Size invariance is a property in artificial intelligence and machine learning models where the model’s output or prediction remains consistent regardless of the size (or scale) of the input data. In other words, a size-invariant model will recognize an object, pattern, or feature correctly even if it appears larger or smaller in the input. This concept is especially important in fields like image classification and computer vision, where objects in images can appear at various scales.
To illustrate, imagine training an image recognition model to identify cats in photos. If the model is truly size-invariant, it will successfully detect a cat whether it appears close to the camera (large in the image) or far away (small in the image). Without size invariance, the model might only work well for cats of a specific size or zoom level, which limits its real-world usefulness.
Size invariance is closely related to, but distinct from, translational invariance. While translational invariance deals with recognizing objects regardless of their position in the input (such as anywhere in an image), size invariance focuses on recognizing objects regardless of their scale. Achieving size invariance is desirable because natural data—like photographs, audio, or sensor readings—often contain the same pattern or object at different sizes.
There are several strategies to achieve size invariance in AI models. In convolutional neural networks (CNNs), one common method is the use of pooling layers (such as max pooling), which help the network become less sensitive to small changes in scale. Data augmentation is another approach, where training data is artificially scaled up or down so that the model learns to generalize across sizes. Some advanced architectures may use spatial transformers or multi-scale feature extraction layers to explicitly promote size invariance.
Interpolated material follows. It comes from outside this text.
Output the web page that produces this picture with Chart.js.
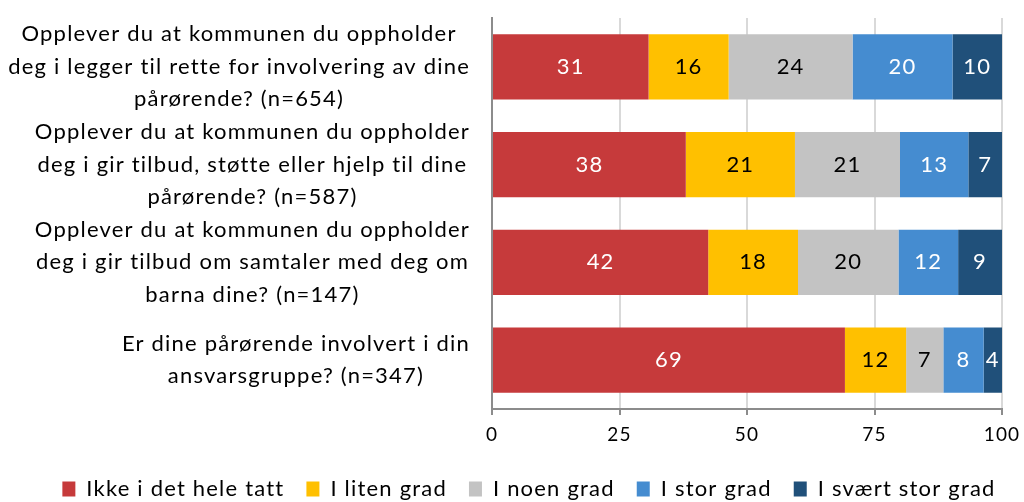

In practice, perfect size invariance is difficult to achieve, especially for complex images or data. However, partial size invariance is often enough for practical applications. For example, in object detection tasks, models are usually trained on objects at a variety of scales so they perform well in real-world scenarios.
Size invariance is also relevant in tasks beyond vision, such as audio recognition (where the duration or loudness of a sound might vary) and natural language processing (when dealing with sentences or documents of varying lengths). In these cases, techniques that promote invariance to input size help models generalize better and prevent overfitting to specific input dimensions.
Understanding and achieving size invariance is key for building robust AI systems that can handle the diversity and unpredictability of real-world data. Whether you’re designing models for image, audio, or text data, considering how your model responds to changes in input size can greatly improve its performance and reliability.